/---

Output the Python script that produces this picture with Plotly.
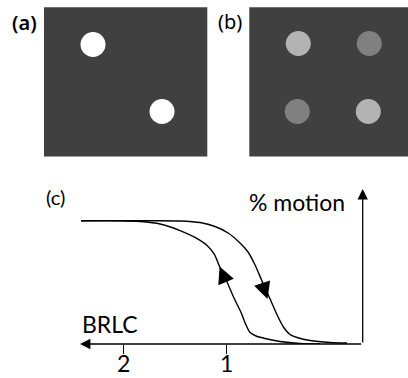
import plotly.graph_objects as go

# ---- stimulus panels (a) and (b): dot positions in panel units ----
panel_bg = "#404040"
a_dot_x = [49, 118]
a_dot_y = [112, 45]
a_dot_color = ["#ffffff", "#ffffff"]

b_dot_x = [49, 120, 48, 119]
b_dot_y = [113, 113, 45, 45]
b_dot_color = ["#b3b3b3", "#808080", "#808080", "#b3b3b3"]

# ---- panel (c): hysteresis of perceived motion against BRLC ----
# falling branch (BRLC decreasing, % motion drops)
down_brlc = [2.405, 1.740, 1.450, 1.257, 1.113, 0.987, 0.872, 0.795, 0.727,
             0.660, 0.582, 0.505, 0.447, 0.390, 0.322, 0.197, 0.004, -0.160]
down_pct = [100, 100, 99.8, 98.5, 95.3, 90.0, 81.9, 74.6, 64.1,
            51.1, 36.5, 21.9, 13.0, 7.7, 5.3, 2.8, 1.2, 0.8]
# rising branch (BRLC increasing, % motion recovers)
up_brlc = [2.405, 2.029, 1.836, 1.643, 1.450, 1.306, 1.190, 1.122, 1.065,
           0.997, 0.930, 0.862, 0.814, 0.775, 0.717, 0.631, 0.486, 0.293, 0.100]
up_pct = [100, 100, 99.3, 97.3, 92.0, 86.4, 79.9, 73.0, 62.0,
          50.3, 37.3, 25.5, 15.4, 9.3, 6.5, 4.5, 2.0, 0.4, 0.0]

brlc_ticks = [2, 1]
brlc_range = [2.415, -0.311]
pct_range = [0, 125.7]

W, H = 408, 378

fig = go.Figure()

# panel (a)
fig.add_trace(go.Scatter(x=a_dot_x, y=a_dot_y, mode="markers",
                         marker=dict(size=25, color=a_dot_color, line=dict(width=0)),
                         xaxis="x", yaxis="y", hoverinfo="skip"))
# panel (b)
fig.add_trace(go.Scatter(x=b_dot_x, y=b_dot_y, mode="markers",
                         marker=dict(size=25, color=b_dot_color, line=dict(width=0)),
                         xaxis="x2", yaxis="y2", hoverinfo="skip"))
# panel (c)
for xs, ys in [(down_brlc, down_pct), (up_brlc, up_pct)]:
    fig.add_trace(go.Scatter(x=xs, y=ys, mode="lines",
                             line=dict(color="black", width=1.4, shape="spline", smoothing=0.8),
                             xaxis="x3", yaxis="y3", hoverinfo="skip"))

hidden = dict(visible=False, fixedrange=True, automargin=False)
fig.update_layout(
    width=W, height=H,
    margin=dict(l=0, r=0, t=0, b=0, autoexpand=False),
    paper_bgcolor="white", plot_bgcolor="rgba(0,0,0,0)",
    showlegend=False,
    xaxis=dict(domain=[44 / W, 207.3 / W], range=[0, 163.3], anchor="y", **hidden),
    yaxis=dict(domain=[(H - 156.5) / H, (H - 7.3) / H], range=[0, 149.2], anchor="x", **hidden),
    xaxis2=dict(domain=[249.3 / W, 1.0], range=[0, 158.7], anchor="y2", **hidden),
    yaxis2=dict(domain=[(H - 156.5) / H, (H - 7.3) / H], range=[0, 149.2], anchor="x2", **hidden),
    xaxis3=dict(domain=[80 / W, 362.7 / W], range=brlc_range, anchor="y3",
                showline=False, showgrid=False, zeroline=False, automargin=False,
                ticks="outside", ticklen=9, tickwidth=1.3, tickcolor="black",
                tickvals=brlc_ticks, showticklabels=False, fixedrange=True),
    yaxis3=dict(domain=[(H - 344) / H, (H - 189) / H], range=pct_range, anchor="x3", **hidden),
)

# dark stimulus backgrounds
for xr, yr in [("x", "y"), ("x2", "y2")]:
    fig.add_shape(type="rect", xref=f"{xr} domain", yref=f"{yr} domain",
                  x0=0, x1=1, y0=0, y1=1, fillcolor=panel_bg, line=dict(width=0),
                  layer="below")

# axes of panel (c) drawn as arrows
arrow_common = dict(xref="x3", yref="y3", axref="x3", ayref="y3", text="",
                    showarrow=True, arrowhead=2, arrowsize=1.6, arrowwidth=1.3,
                    arrowcolor="black", standoff=0, startstandoff=0)
fig.add_annotation(x=brlc_range[0], y=0, ax=brlc_range[1], ay=0, **arrow_common)
fig.add_annotation(x=brlc_range[1], y=pct_range[1], ax=brlc_range[1], ay=0, **arrow_common)

# BRLC tick labels, placed under the tick marks
for t in brlc_ticks:
    fig.add_annotation(x=t, xref="x3", y=0, yref="paper", text=str(t),
                       showarrow=False, xanchor="center", yanchor="bottom",
                       borderpad=0,
                       font=dict(family="Lato", size=23, color="black"))

# direction arrows on the two branches
dir_common = dict(xref="x3", yref="y3", axref="x3", ayref="y3", text="",
                  showarrow=True, arrowhead=2, arrowsize=2.4, arrowwidth=1.4,
                  arrowcolor="black", standoff=0, startstandoff=0)
fig.add_annotation(x=1.069, y=62.9, ax=1.010, ay=51.0, **dir_common)
fig.add_annotation(x=0.607, y=36.5, ax=0.665, ay=51.0, **dir_common)

# text labels
lab = dict(xref="paper", yref="paper", showarrow=False, xanchor="center", yanchor="middle")
fig.add_annotation(x=24.7 / W, y=1 - 23 / H, text="(a)",
                   font=dict(family="Noto Sans", size=20, color="black", weight=600), **lab)
fig.add_annotation(x=230.3 / W, y=1 - 21 / H, text="(b)",
                   font=dict(family="Noto Sans", size=20, color="black"), **lab)
fig.add_annotation(x=55 / W, y=1 - 197 / H, text="(c)",
                   font=dict(family="Lato", size=20, color="black"), **lab)
fig.add_annotation(x=296.5 / W, y=1 - 202 / H, text="% motion",
                   font=dict(family="Lato", size=23, color="black"), **lab)
fig.add_annotation(x=110 / W, y=1 - 324 / H, text="BRLC",
                   font=dict(family="Lato", size=23, color="black"), **lab)

fig.write_html("out.html")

\---

Look at the listing and set down only the lines from its start through the line with "fig = go.Figure()", word for word and without pictures.

Output the Python script that produces this picture with Plotly.
import plotly.graph_objects as go

# ---- stimulus panels (a) and (b): dot positions in panel units ----
panel_bg = "#404040"
a_dot_x = [49, 118]
a_dot_y = [112, 45]
a_dot_color = ["#ffffff", "#ffffff"]

b_dot_x = [49, 120, 48, 119]
b_dot_y = [113, 113, 45, 45]
b_dot_color = ["#b3b3b3", "#808080", "#808080", "#b3b3b3"]

# ---- panel (c): hysteresis of perceived motion against BRLC ----
# falling branch (BRLC decreasing, % motion drops)
down_brlc = [2.405, 1.740, 1.450, 1.257, 1.113, 0.987, 0.872, 0.795, 0.727,
             0.660, 0.582, 0.505, 0.447, 0.390, 0.322, 0.197, 0.004, -0.160]
down_pct = [100, 100, 99.8, 98.5, 95.3, 90.0, 81.9, 74.6, 64.1,
            51.1, 36.5, 21.9, 13.0, 7.7, 5.3, 2.8, 1.2, 0.8]
# rising branch (BRLC increasing, % motion recovers)
up_brlc = [2.405, 2.029, 1.836, 1.643, 1.450, 1.306, 1.190, 1.122, 1.065,
           0.997, 0.930, 0.862, 0.814, 0.775, 0.717, 0.631, 0.486, 0.293, 0.100]
up_pct = [100, 100, 99.3, 97.3, 92.0, 86.4, 79.9, 73.0, 62.0,
          50.3, 37.3, 25.5, 15.4, 9.3, 6.5, 4.5, 2.0, 0.4, 0.0]

brlc_ticks = [2, 1]
brlc_range = [2.415, -0.311]
pct_range = [0, 125.7]

W, H = 408, 378

fig = go.Figure()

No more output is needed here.